My order actually started off with Amazon, which is fine. They deliver fast and everything is generally well packed (which is key with vinyl). I can also easily download MP3’s of most of the vinyl I get from Amazon directly from them as part of the package.

However, Amazon usually offers a lower quality MP3 than most of the download services used by the labels themselves. So I tend to just find the download code included with almost all modern LP’s … except Pete Yorn’s “Music for the Morning After”, for which Columbia Records can burn in hell, but I digress…

Anywho… I put on a new copy of Sia’s “1000 Forms of Fear” and I am liking it. Great voice, great songs and arrangements. I am about two tracks in, when I decide to go download the MP3s.

After a bit of searching on the record sleeve (everyone prints this stuff in mouse type for unknown reasons), I find the download code, which was for the previously mentioned MyPlay website. I was able to go to the site and enter the download code, but this is where things pretty much came off the rails.

By default, the download code attempts to open a new downloader application written in Java. This is without question, the stupidest thing I have encountered in recent memory.

First off, if you don’t have the java plugin installed, you now have to go download it first. Not running the right version? Go download a new one. I actually went ahead and loaded Java, and still got the “missing plugin” error, so the coding is not first rate either. I would point out that at this point, the novice user has gone away.

Being made of stronger (though not necessarily brighter) stuff I tried a few other things (different browsers and such) and finally managed to get a message which basically said, “Hey, you seem to be having problems, would you like to download manually?”

Why yes I would. In fact I am wondering what in the name of Sweet Buttered Jesus possessed you to write a Java application to download files in a web browser. Web browsers have been downloading files since the Mosaic days. What massive improvements over “Click to Download” did you believe you could offer me? Perhaps a new toolbar for my browser? A new set of tracking cookies to monitor my shopping habits? A root kit?

MyPlay is beginning to remind me of that annoying guy that wanders up and pretends to be part of your group conversation, even though nobody in the group knows him. He doesn’t say anything beyond “Yeah” and “I know, right?”. He laughs too loudly and at the wrong times. He has inserted himself into your life and delivers nothing except and oxygen deficit and a general sense of creepiness from every female in your group.

Dimly I am aware that I am liking the Sia tracks playing now, a little bit less.

Clicking the “Manual Download” link leads to page where every track must be downloaded individually… at this point I am annoyed. So I begin clicking my way through the individual links only to find out that the first 10 tracks will download but the final two return “File Not Found” errors.

At this point the record is starting grate on me.

Next stop, the customer service form, where they have replicated the marvelous technology of the phone support tree. This is where you choose an option that almost, but  doesn’t quite fit your issue, which leads to a new set of options that also don’t quite fit your issue, and then to a set of options that are so far removed from what you are looking for that you lose consciousness and begin bleeding from the ears.

At this point, I get up and take the record off, put it back in the sleeve and move it to the back of the pile.

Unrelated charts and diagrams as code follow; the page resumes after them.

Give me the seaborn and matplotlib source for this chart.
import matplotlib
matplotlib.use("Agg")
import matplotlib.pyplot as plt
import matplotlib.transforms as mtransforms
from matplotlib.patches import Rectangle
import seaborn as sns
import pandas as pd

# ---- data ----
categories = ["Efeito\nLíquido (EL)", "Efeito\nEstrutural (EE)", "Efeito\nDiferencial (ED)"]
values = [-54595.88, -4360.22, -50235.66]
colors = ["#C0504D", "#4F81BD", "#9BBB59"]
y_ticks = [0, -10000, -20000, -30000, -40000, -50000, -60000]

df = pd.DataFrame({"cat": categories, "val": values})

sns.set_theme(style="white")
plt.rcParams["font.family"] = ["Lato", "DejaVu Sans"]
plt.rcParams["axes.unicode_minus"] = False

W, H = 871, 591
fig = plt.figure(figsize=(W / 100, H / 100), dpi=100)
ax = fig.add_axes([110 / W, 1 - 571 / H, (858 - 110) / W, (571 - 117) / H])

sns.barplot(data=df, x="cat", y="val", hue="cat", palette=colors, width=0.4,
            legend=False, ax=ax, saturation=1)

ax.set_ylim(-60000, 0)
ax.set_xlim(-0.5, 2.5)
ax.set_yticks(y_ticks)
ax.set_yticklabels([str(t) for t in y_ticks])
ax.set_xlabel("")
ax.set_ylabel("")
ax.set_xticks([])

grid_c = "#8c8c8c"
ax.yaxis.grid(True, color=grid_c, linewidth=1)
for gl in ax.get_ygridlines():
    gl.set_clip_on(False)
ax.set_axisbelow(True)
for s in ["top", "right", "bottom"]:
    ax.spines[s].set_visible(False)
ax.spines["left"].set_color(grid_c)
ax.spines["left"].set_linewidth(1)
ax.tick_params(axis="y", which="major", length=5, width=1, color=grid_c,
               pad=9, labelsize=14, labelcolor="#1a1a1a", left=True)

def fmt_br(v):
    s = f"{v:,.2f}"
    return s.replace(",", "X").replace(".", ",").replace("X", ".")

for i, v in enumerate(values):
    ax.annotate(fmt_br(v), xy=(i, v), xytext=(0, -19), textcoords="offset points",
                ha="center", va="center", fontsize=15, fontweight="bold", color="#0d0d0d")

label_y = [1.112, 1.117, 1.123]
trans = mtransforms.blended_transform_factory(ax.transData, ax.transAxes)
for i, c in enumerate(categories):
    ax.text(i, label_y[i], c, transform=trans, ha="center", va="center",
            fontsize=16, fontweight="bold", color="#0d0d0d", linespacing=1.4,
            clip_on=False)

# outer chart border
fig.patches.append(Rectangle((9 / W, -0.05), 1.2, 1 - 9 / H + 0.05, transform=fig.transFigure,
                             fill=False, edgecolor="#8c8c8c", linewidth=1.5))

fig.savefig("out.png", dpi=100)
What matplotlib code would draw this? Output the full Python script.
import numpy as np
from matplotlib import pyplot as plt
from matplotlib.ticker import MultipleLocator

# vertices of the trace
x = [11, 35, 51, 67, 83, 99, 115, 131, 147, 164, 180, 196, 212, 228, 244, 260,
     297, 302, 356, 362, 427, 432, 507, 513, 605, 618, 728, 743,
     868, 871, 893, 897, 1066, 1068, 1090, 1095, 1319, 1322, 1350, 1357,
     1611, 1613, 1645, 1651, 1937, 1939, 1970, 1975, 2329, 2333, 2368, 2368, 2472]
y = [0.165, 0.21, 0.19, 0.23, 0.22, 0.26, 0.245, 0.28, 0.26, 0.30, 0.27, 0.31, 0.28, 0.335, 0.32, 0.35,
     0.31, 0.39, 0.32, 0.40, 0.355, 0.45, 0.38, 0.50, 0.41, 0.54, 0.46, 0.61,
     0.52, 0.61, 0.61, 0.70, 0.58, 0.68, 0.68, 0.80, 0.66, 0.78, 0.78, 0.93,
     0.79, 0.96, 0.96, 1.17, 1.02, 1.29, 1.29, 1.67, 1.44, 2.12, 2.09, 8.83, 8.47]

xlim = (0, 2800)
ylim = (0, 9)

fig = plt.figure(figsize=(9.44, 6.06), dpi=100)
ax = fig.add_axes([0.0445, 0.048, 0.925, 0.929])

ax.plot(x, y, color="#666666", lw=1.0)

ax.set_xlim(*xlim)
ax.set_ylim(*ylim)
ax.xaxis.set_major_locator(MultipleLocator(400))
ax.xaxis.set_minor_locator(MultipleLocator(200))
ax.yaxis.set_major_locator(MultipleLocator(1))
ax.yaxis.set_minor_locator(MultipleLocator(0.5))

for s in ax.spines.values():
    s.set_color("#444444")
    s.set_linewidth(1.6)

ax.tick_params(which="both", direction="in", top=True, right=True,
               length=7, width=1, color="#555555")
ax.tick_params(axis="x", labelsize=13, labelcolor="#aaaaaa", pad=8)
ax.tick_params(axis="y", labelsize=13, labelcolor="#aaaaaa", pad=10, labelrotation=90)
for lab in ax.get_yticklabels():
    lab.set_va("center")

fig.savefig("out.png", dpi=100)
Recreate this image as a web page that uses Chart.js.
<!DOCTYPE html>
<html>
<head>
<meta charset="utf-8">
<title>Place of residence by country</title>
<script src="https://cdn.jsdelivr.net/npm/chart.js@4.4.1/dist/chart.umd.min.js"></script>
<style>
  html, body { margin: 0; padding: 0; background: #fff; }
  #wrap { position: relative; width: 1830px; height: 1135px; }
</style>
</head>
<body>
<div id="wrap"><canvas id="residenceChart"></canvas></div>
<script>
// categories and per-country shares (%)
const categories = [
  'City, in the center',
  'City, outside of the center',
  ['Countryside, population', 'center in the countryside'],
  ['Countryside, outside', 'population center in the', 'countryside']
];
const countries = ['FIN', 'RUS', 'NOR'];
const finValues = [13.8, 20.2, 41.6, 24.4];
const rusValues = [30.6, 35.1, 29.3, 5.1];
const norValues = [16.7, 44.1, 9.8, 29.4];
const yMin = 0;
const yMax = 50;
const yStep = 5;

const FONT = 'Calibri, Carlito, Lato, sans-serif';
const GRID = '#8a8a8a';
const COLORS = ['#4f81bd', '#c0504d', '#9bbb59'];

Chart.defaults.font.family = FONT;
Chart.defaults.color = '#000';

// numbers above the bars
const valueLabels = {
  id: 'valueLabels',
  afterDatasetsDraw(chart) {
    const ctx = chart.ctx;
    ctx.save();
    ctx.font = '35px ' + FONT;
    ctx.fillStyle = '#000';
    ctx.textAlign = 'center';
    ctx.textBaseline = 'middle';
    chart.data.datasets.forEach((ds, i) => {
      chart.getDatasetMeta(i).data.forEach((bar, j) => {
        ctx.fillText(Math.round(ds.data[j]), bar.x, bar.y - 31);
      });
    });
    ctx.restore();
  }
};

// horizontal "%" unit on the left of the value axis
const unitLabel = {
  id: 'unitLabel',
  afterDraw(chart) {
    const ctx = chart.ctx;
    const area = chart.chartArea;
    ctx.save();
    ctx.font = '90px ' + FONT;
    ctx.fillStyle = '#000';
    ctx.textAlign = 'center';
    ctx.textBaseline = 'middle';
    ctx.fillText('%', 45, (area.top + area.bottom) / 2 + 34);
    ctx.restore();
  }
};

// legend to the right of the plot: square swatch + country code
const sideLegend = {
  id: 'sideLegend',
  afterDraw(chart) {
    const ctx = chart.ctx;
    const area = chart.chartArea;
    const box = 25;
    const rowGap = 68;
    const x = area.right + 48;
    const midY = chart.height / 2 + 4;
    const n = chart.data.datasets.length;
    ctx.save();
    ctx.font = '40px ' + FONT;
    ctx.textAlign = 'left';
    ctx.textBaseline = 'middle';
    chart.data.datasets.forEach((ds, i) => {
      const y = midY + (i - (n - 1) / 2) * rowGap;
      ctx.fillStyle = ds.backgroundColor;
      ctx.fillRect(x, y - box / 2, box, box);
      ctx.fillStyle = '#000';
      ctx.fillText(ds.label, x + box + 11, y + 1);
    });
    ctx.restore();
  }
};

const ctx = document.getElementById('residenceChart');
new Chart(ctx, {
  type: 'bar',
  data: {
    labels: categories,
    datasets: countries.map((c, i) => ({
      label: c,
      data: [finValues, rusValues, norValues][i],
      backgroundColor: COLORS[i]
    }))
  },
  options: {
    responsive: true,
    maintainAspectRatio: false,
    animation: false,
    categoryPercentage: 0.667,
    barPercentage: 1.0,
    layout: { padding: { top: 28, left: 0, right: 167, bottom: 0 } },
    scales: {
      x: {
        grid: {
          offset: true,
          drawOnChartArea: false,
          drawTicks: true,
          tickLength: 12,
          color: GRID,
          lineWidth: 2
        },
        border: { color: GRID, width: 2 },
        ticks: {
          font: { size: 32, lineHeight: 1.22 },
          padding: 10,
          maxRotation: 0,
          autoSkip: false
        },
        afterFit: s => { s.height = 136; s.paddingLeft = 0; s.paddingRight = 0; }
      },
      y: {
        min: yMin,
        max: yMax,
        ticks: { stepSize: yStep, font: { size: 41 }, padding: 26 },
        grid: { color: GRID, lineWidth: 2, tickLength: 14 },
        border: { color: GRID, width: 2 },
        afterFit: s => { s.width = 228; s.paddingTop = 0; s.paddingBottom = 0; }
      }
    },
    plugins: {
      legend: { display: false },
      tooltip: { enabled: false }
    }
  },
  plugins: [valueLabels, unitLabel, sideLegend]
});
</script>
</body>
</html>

I am afraid if I continue to listen, the experience with MyPlay will actually lead me to hate this record.

I was actually prompted to look at some of the other artists listed with MyPlay (linked under the vomit inducing title of “Brand Directory”). These are people who’s records I will avoid. Seriously people, you will be judged by the company you keep. If your partners see you as Brands and not Bands, you are hanging out with parasites.

I need to wash the taste of this one out of my mouth. And so I pop open a new copy of Spoon’s “Ga Ga Ga” and out drops a simple download card from Merge Records that begins with “Dear Honored Listener.” Some people get it, and some people never will.